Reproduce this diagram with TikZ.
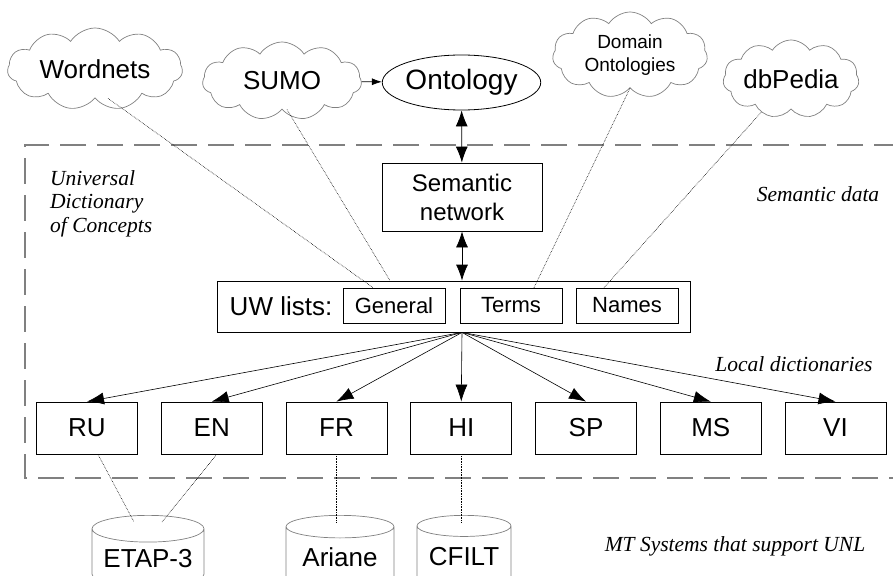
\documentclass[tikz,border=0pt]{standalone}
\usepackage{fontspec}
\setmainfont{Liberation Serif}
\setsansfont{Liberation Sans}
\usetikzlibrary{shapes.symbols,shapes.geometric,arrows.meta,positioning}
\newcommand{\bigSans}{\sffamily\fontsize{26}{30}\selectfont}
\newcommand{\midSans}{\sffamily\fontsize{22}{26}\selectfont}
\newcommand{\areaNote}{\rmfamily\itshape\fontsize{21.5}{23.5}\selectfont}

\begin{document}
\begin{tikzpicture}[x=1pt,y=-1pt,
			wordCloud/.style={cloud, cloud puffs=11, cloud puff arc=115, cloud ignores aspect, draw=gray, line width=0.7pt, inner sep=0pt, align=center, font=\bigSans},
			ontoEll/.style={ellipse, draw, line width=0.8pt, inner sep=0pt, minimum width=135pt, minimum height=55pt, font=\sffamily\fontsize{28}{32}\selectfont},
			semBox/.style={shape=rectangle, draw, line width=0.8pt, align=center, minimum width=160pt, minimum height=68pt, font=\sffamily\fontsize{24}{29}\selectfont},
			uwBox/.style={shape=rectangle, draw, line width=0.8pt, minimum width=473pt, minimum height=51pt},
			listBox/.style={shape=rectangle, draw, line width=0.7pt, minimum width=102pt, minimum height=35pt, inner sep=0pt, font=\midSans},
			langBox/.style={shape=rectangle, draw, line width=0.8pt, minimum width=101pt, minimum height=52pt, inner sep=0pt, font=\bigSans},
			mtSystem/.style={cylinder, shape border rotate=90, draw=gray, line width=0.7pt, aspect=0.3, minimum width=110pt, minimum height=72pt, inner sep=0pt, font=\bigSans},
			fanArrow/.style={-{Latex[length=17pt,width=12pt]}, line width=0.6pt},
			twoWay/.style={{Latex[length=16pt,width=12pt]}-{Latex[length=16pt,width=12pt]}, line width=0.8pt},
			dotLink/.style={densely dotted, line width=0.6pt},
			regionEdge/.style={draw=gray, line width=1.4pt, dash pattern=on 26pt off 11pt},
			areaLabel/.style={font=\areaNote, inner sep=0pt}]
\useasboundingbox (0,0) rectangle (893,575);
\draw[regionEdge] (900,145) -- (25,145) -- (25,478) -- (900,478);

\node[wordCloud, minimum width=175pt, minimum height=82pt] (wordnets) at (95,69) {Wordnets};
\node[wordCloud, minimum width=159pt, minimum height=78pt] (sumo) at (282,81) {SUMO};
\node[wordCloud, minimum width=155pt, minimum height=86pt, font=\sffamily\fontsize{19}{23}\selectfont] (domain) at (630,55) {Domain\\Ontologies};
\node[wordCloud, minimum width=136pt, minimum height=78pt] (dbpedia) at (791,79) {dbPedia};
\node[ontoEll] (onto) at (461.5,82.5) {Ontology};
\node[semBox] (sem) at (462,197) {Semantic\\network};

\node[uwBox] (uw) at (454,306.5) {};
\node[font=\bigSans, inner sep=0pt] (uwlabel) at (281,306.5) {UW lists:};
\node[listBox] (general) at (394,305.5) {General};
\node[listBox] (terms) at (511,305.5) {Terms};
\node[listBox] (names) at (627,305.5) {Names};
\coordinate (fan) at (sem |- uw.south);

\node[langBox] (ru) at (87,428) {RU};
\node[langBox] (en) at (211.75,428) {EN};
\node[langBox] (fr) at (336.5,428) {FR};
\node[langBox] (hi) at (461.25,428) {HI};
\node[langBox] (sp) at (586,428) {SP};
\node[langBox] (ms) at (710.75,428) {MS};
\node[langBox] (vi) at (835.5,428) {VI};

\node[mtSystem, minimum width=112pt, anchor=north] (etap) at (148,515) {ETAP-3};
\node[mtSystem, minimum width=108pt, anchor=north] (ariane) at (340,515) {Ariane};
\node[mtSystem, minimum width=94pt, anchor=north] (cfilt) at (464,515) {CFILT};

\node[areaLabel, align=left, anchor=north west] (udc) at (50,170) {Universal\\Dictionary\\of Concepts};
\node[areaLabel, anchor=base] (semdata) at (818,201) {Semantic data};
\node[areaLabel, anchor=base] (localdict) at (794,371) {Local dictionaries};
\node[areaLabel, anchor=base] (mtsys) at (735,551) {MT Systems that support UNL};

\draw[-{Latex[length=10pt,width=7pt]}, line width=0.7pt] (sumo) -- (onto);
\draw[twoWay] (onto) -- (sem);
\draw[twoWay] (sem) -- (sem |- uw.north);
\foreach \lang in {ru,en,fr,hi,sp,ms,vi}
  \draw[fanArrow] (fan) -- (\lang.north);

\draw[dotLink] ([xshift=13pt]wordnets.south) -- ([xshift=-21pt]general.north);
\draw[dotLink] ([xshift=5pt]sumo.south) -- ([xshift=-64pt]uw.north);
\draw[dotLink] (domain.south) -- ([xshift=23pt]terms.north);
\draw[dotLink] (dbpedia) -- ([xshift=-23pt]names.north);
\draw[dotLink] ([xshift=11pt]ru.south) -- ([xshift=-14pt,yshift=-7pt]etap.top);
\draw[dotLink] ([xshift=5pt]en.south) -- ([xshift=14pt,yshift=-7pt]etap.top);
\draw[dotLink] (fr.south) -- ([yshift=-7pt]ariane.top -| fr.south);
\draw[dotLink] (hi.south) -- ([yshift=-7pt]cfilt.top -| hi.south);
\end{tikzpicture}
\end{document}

:::::

> _WHAT YOU SHOULD DO_
Reproduce each line exactly as it appears, omitting the pictures.

> _TASK SOLUTION_
Reproduce this diagram with TikZ.
\documentclass[tikz,border=0pt]{standalone}
\usepackage{fontspec}
\setmainfont{Liberation Serif}
\setsansfont{Liberation Sans}
\usetikzlibrary{shapes.symbols,shapes.geometric,arrows.meta,positioning}
\newcommand{\bigSans}{\sffamily\fontsize{26}{30}\selectfont}
\newcommand{\midSans}{\sffamily\fontsize{22}{26}\selectfont}
\newcommand{\areaNote}{\rmfamily\itshape\fontsize{21.5}{23.5}\selectfont}

\begin{document}
\begin{tikzpicture}[x=1pt,y=-1pt,
			wordCloud/.style={cloud, cloud puffs=11, cloud puff arc=115, cloud ignores aspect, draw=gray, line width=0.7pt, inner sep=0pt, align=center, font=\bigSans},
			ontoEll/.style={ellipse, draw, line width=0.8pt, inner sep=0pt, minimum width=135pt, minimum height=55pt, font=\sffamily\fontsize{28}{32}\selectfont},
			semBox/.style={shape=rectangle, draw, line width=0.8pt, align=center, minimum width=160pt, minimum height=68pt, font=\sffamily\fontsize{24}{29}\selectfont},
			uwBox/.style={shape=rectangle, draw, line width=0.8pt, minimum width=473pt, minimum height=51pt},
			listBox/.style={shape=rectangle, draw, line width=0.7pt, minimum width=102pt, minimum height=35pt, inner sep=0pt, font=\midSans},
			langBox/.style={shape=rectangle, draw, line width=0.8pt, minimum width=101pt, minimum height=52pt, inner sep=0pt, font=\bigSans},
			mtSystem/.style={cylinder, shape border rotate=90, draw=gray, line width=0.7pt, aspect=0.3, minimum width=110pt, minimum height=72pt, inner sep=0pt, font=\bigSans},
			fanArrow/.style={-{Latex[length=17pt,width=12pt]}, line width=0.6pt},
			twoWay/.style={{Latex[length=16pt,width=12pt]}-{Latex[length=16pt,width=12pt]}, line width=0.8pt},
			dotLink/.style={densely dotted, line width=0.6pt},
			regionEdge/.style={draw=gray, line width=1.4pt, dash pattern=on 26pt off 11pt},
			areaLabel/.style={font=\areaNote, inner sep=0pt}]
\useasboundingbox (0,0) rectangle (893,575);
\draw[regionEdge] (900,145) -- (25,145) -- (25,478) -- (900,478);

\node[wordCloud, minimum width=175pt, minimum height=82pt] (wordnets) at (95,69) {Wordnets};
\node[wordCloud, minimum width=159pt, minimum height=78pt] (sumo) at (282,81) {SUMO};
\node[wordCloud, minimum width=155pt, minimum height=86pt, font=\sffamily\fontsize{19}{23}\selectfont] (domain) at (630,55) {Domain\\Ontologies};
\node[wordCloud, minimum width=136pt, minimum height=78pt] (dbpedia) at (791,79) {dbPedia};
\node[ontoEll] (onto) at (461.5,82.5) {Ontology};
\node[semBox] (sem) at (462,197) {Semantic\\network};

\node[uwBox] (uw) at (454,306.5) {};
\node[font=\bigSans, inner sep=0pt] (uwlabel) at (281,306.5) {UW lists:};
\node[listBox] (general) at (394,305.5) {General};
\node[listBox] (terms) at (511,305.5) {Terms};
\node[listBox] (names) at (627,305.5) {Names};
\coordinate (fan) at (sem |- uw.south);

\node[langBox] (ru) at (87,428) {RU};
\node[langBox] (en) at (211.75,428) {EN};
\node[langBox] (fr) at (336.5,428) {FR};
\node[langBox] (hi) at (461.25,428) {HI};
\node[langBox] (sp) at (586,428) {SP};
\node[langBox] (ms) at (710.75,428) {MS};
\node[langBox] (vi) at (835.5,428) {VI};

\node[mtSystem, minimum width=112pt, anchor=north] (etap) at (148,515) {ETAP-3};
\node[mtSystem, minimum width=108pt, anchor=north] (ariane) at (340,515) {Ariane};
\node[mtSystem, minimum width=94pt, anchor=north] (cfilt) at (464,515) {CFILT};

\node[areaLabel, align=left, anchor=north west] (udc) at (50,170) {Universal\\Dictionary\\of Concepts};
\node[areaLabel, anchor=base] (semdata) at (818,201) {Semantic data};
\node[areaLabel, anchor=base] (localdict) at (794,371) {Local dictionaries};
\node[areaLabel, anchor=base] (mtsys) at (735,551) {MT Systems that support UNL};

\draw[-{Latex[length=10pt,width=7pt]}, line width=0.7pt] (sumo) -- (onto);
\draw[twoWay] (onto) -- (sem);
\draw[twoWay] (sem) -- (sem |- uw.north);
\foreach \lang in {ru,en,fr,hi,sp,ms,vi}
  \draw[fanArrow] (fan) -- (\lang.north);

\draw[dotLink] ([xshift=13pt]wordnets.south) -- ([xshift=-21pt]general.north);
\draw[dotLink] ([xshift=5pt]sumo.south) -- ([xshift=-64pt]uw.north);
\draw[dotLink] (domain.south) -- ([xshift=23pt]terms.north);
\draw[dotLink] (dbpedia) -- ([xshift=-23pt]names.north);
\draw[dotLink] ([xshift=11pt]ru.south) -- ([xshift=-14pt,yshift=-7pt]etap.top);
\draw[dotLink] ([xshift=5pt]en.south) -- ([xshift=14pt,yshift=-7pt]etap.top);
\draw[dotLink] (fr.south) -- ([yshift=-7pt]ariane.top -| fr.south);
\draw[dotLink] (hi.south) -- ([yshift=-7pt]cfilt.top -| hi.south);
\end{tikzpicture}
\end{document}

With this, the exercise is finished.